Но не автобиографическое ли это снова произведение — как «Будденброки», как «Тонио Крегер», как рассказ «У пророка»? Разве не повторяет почти дословно описание родины Леверкюна, города Кайзерсашерна, описания Любека в американском докладе, или наоборот? Разве не напоминают обращенные к Леверкюну слова черта: «Найдись у тебя мужество сказать себе: «Где я, там Кайзерсашерн», все сразу стало бы на свои места», слова, которые, по свидетельству Генриха Манна, произнес его брат, переселившись в Соединенные Штаты: «Где я, там и немецкая культура»? Разве не называл наш герой собственное искусство «музыкой», «музицированием»? А изображенные под именем сенаторши Родде и ее дочери Клариссы мать писателя и его сестра Карла, да только ли они? — нет, кажется, в романе ни одного персонажа, вплоть до третьестепенных, за которыми бы более или менее легко не угадывался прототип — и всегда из числа тех, с кем сталкивала нашего героя жизнь. А фигурирующие в романе под подлинными своими именами итальянский городок Палестрина, мюнхенские улицы, дирижер Бруно Вальтер?
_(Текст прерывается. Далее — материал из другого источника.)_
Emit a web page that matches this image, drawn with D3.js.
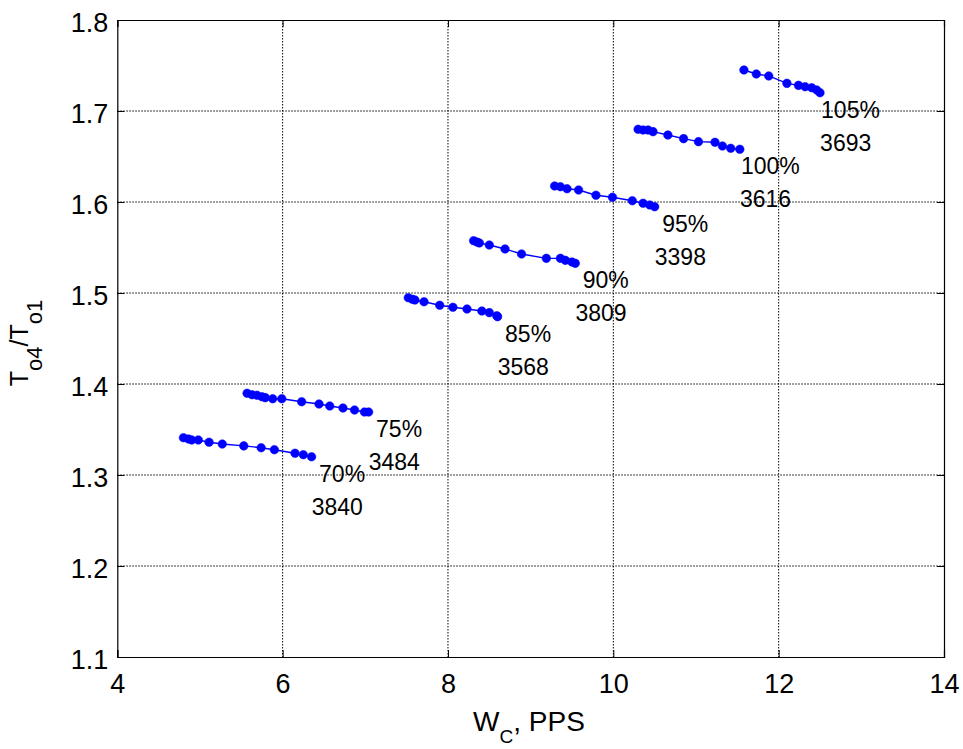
<!DOCTYPE html>
<html>
<head>
<meta charset="utf-8">
<script src="https://cdn.jsdelivr.net/npm/d3@7"></script>
<style>
  html, body { margin: 0; padding: 0; background: #fff; }
  svg { display: block; font-family: "Liberation Sans", Arial, Helvetica, sans-serif; }
</style>
</head>
<body>
<svg id="chart" width="963" height="749"></svg>
<script>
// ---- data ----
const xTicks = [4, 6, 8, 10, 12, 14];
const yTicks = [1.1, 1.2, 1.3, 1.4, 1.5, 1.6, 1.7, 1.8];

const speedLabels = ["70%", "75%", "85%", "90%", "95%", "100%", "105%"];
const rpmLabels = ["3840", "3484", "3568", "3809", "3398", "3616", "3693"];

const wc70 = [4.80, 4.86, 4.90, 4.98, 5.11, 5.27, 5.53, 5.74, 5.90, 6.15, 6.25, 6.35];
const tr70 = [1.341, 1.3396, 1.3385, 1.3385, 1.336, 1.334, 1.332, 1.330, 1.3278, 1.3239, 1.3223, 1.320];

const wc75 = [5.57, 5.63, 5.69, 5.75, 5.79, 5.88, 5.99, 6.23, 6.44, 6.57, 6.73, 6.87, 6.99, 7.04];
const tr75 = [1.3898, 1.3882, 1.3876, 1.386, 1.385, 1.3838, 1.3838, 1.3805, 1.378, 1.3758, 1.3736, 1.3714, 1.3692, 1.3692];

const wc85 = [7.52, 7.57, 7.60, 7.71, 7.90, 8.06, 8.23, 8.41, 8.50, 8.59, 8.60];
const tr85 = [1.4948, 1.4931, 1.4923, 1.4904, 1.4865, 1.4843, 1.4824, 1.4802, 1.4784, 1.475, 1.474];

const wc90 = [8.31, 8.35, 8.38, 8.50, 8.69, 8.89, 9.19, 9.36, 9.42, 9.50, 9.54];
const tr90 = [1.5575, 1.556, 1.555, 1.5527, 1.5484, 1.5429, 1.5381, 1.5381, 1.5359, 1.534, 1.5326];

const wc95 = [9.29, 9.36, 9.44, 9.58, 9.79, 9.99, 10.23, 10.36, 10.44, 10.50];
const tr95 = [1.6176, 1.6168, 1.6146, 1.6132, 1.6074, 1.6052, 1.6014, 1.5986, 1.5967, 1.5948];

const wc100 = [10.30, 10.36, 10.42, 10.48, 10.66, 10.85, 11.03, 11.23, 11.32, 11.42, 11.53];
const tr100 = [1.6799, 1.6791, 1.6791, 1.6773, 1.6736, 1.6696, 1.6663, 1.6656, 1.6615, 1.659, 1.6579];

const wc105 = [11.58, 11.73, 11.88, 12.10, 12.24, 12.32, 12.40, 12.46, 12.50];
const tr105 = [1.7451, 1.7407, 1.7385, 1.7304, 1.7282, 1.7267, 1.7256, 1.7231, 1.7201];

const wcSeries = [wc70, wc75, wc85, wc90, wc95, wc100, wc105];
const trSeries = [tr70, tr75, tr85, tr90, tr95, tr100, tr105];

(function () {
// ---- layout ----
const mLeft = 117.3, mRight = 944, mTop = 20, mBottom = 657;
const svg = d3.select("#chart");
svg.append("rect").attr("width", 963).attr("height", 749).attr("fill", "#fff");

const x = d3.scaleLinear().domain([4, 14]).range([mLeft, mRight]);
const y = d3.scaleLinear().domain([1.1, 1.8]).range([mBottom, mTop]);

const g = svg.append("g");

// grid
g.selectAll(".vgrid").data(xTicks.slice(1, -1)).enter().append("line")
  .attr("x1", d => x(d)).attr("x2", d => x(d)).attr("y1", mTop).attr("y2", mBottom)
  .attr("stroke", "#000").attr("stroke-width", 1).attr("stroke-dasharray", "1.5,1.5");
g.selectAll(".hgrid").data(yTicks.slice(1, -1)).enter().append("line")
  .attr("x1", mLeft).attr("x2", mRight).attr("y1", d => y(d)).attr("y2", d => y(d))
  .attr("stroke", "#000").attr("stroke-width", 1).attr("stroke-dasharray", "1.5,1.5");

// axes (ticks inward)
const tickFont = 27;
const xAxisB = d3.axisBottom(x).tickValues(xTicks).tickSize(-7).tickPadding(14).tickFormat(d3.format("d"));
const xAxisT = d3.axisTop(x).tickValues(xTicks).tickSize(-7).tickFormat("");
const yAxisL = d3.axisLeft(y).tickValues(yTicks).tickSize(-7).tickPadding(16).tickFormat(d3.format(".1f"));
const yAxisR = d3.axisRight(y).tickValues(yTicks).tickSize(-7).tickFormat("");

function styleAxis(sel) {
  sel.selectAll("path.domain").attr("stroke", "#000").attr("stroke-width", 1.2);
  sel.selectAll(".tick line").attr("stroke", "#000").attr("stroke-width", 1);
  sel.selectAll("text").attr("fill", "#000").style("font-size", tickFont + "px")
    .style("font-family", "'Liberation Sans', Arial, sans-serif");
}
const gxb = svg.append("g").attr("transform", `translate(0,${mBottom})`).call(xAxisB).call(styleAxis);
gxb.selectAll("text").attr("dy", "0").attr("y", 36);
svg.append("g").attr("transform", `translate(0,${mTop})`).call(xAxisT).call(styleAxis);
const gyl = svg.append("g").attr("transform", `translate(${mLeft},0)`).call(yAxisL).call(styleAxis);
gyl.selectAll("text").attr("dy", "0").attr("y", 11).attr("x", -9);
svg.append("g").attr("transform", `translate(${mRight},0)`).call(yAxisR).call(styleAxis);

// series
const line = d3.line().x(d => x(d[0])).y(d => y(d[1]));
wcSeries.forEach((wc, i) => {
  const pts = wc.map((v, j) => [v, trSeries[i][j]]);
  svg.append("path").datum(pts).attr("d", line)
    .attr("fill", "none").attr("stroke", "#0000ff").attr("stroke-width", 1.4);
  svg.append("g").selectAll("circle").data(pts).enter().append("circle")
    .attr("cx", d => x(d[0])).attr("cy", d => y(d[1])).attr("r", 4.3)
    .attr("fill", "#0000ff").attr("stroke", "#0000ff").attr("stroke-width", 0.5);
  const last = pts[pts.length - 1];
  const lx = x(last[0]), ly = y(last[1]);
  svg.append("text").attr("x", lx + 30.5).attr("y", ly + 25).attr("text-anchor", "middle")
    .style("font-size", "23px").attr("fill", "#000").text(speedLabels[i]);
  svg.append("text").attr("x", lx + 25.7).attr("y", ly + 58).attr("text-anchor", "middle")
    .style("font-size", "23px").attr("fill", "#000").text(rpmLabels[i]);
});

// axis labels
const xl = svg.append("text").attr("x", 529).attr("y", 731).attr("text-anchor", "middle")
  .style("font-size", "28px").attr("fill", "#000");
xl.append("tspan").text("W");
xl.append("tspan").attr("dy", 12).style("font-size", "19px").text("C");
xl.append("tspan").attr("dy", -12).text(", PPS");

const yl = svg.append("text").attr("transform", "translate(28,343) rotate(-90)")
  .attr("text-anchor", "middle").style("font-size", "25px").attr("fill", "#000");
yl.append("tspan").text("T");
yl.append("tspan").attr("dy", 14).style("font-size", "22px").text("o4");
yl.append("tspan").attr("dy", -14).text("/T");
yl.append("tspan").attr("dy", 14).style("font-size", "22px").text("o1");
})();
</script>
</body>
</html>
Да, конечно, по насыщенности автобиографическим материалом «Доктор Фаустус», написанный в старости, даже превосходил все прежние создания своего автора, он был в этом смысле не только продолжением давней и постоянной исповедальной линии творчества, но и ее итоговым расширением. «Книга моего сердца», «резюме моей жизни», «почти преступно беспощадная повесть о жизни, странный род иносказательной автобиографии, произведение, стоившее мне больше и истощившее меня сильнее, чем любое прежнее» — это все высказывания о «Фаустусе» самого автора.
Что автобиография тут иносказательная, что личные воспоминания, то, что называется «люди, годы, жизнь», сплавлены в романе с материалом неличным, с вымыслом, с заимствованными из самых разных источников ситуациями, что, например, прототипом болезни Леверкюна служит болезнь Ницше, что мотив избегающей встреч с композитором поклонницы восходит к соответствующему эпизоду биографии Чайковского, или, например, что тема любовного треугольника в «Фаустусе» взята из сонетов Шекспира и т. п., — в этом тоже не было ничего принципиально нового для творчества писателя, который широко применил технику подобного монтажа уже в «Будденброках», а в «Королевском высочестве» облек рассказ о себе в форму утопической сказки со счастливым концом.
Привычно преемственным при взгляде на прежние книги Томаса Манна кажется и его обращение в «Фаустусе» к теме искусства. Людьми искусства были главные персонажи «Тристана», «Тонио Крегера», «Смерти в Венеции», а Феликса Круля и библейского Иосифа их авантюризм, их саморазрушительная подчас увлеченность игрой, то есть свойства, неотъемлемость которых от артистизма всегда занимала нашего героя, роднили с художниками.
Существенная особенность «Доктора Фаустуса» по сравнению с написанным ранее, позволившая автору назвать эту книгу о сделке композитора с чертом «немецким романом, рожденным страданием из-за Германии», состоит, нам кажется, в том, что роман этот наименее «герметичен». Как это понимать? Если читатель помнит, перед первой мировой войной в «Смерти в Венеции» Томас Манн на примере экстравагантной судьбы художника, не выходя за эти пределы, не включая в поле своего зрения иного социального материала, исследовал проблему «выдержки», и только война показала, что выводы, к которым он пришел таким, можно сказать, лабораторным путем, — о соседстве эстетизма и варварства, дисциплинированности и темных страстей, — имеют отношение к чему-то большему, чем замкнутый круг чисто художнических проблем, что «прусская выдержка» Ашенбаха, обернувшаяся для него трагическим унижением, лишь кристаллик, лишь отражение некой общей трагедии немецкого бюргерства. В фактуре же новеллы выхода за пределы частной судьбы, повторяем, не было, и это-то мы называем ее герметизмом. Герметизм «Волшебной горы» заключался уже в том, что действие романа происходило в предвоенные годы, а вопросы, которые он трактовал, были рождены минувшими революциями и войной, уже в том, что действие его протекало в условных границах «педагогической провинции», туберкулезного санатория. Это предопределяло созерцательно-теоретический тон разговора, известную его отвлеченность. Для драмы о немецких проблемах автору было достаточно швейцарского реквизита.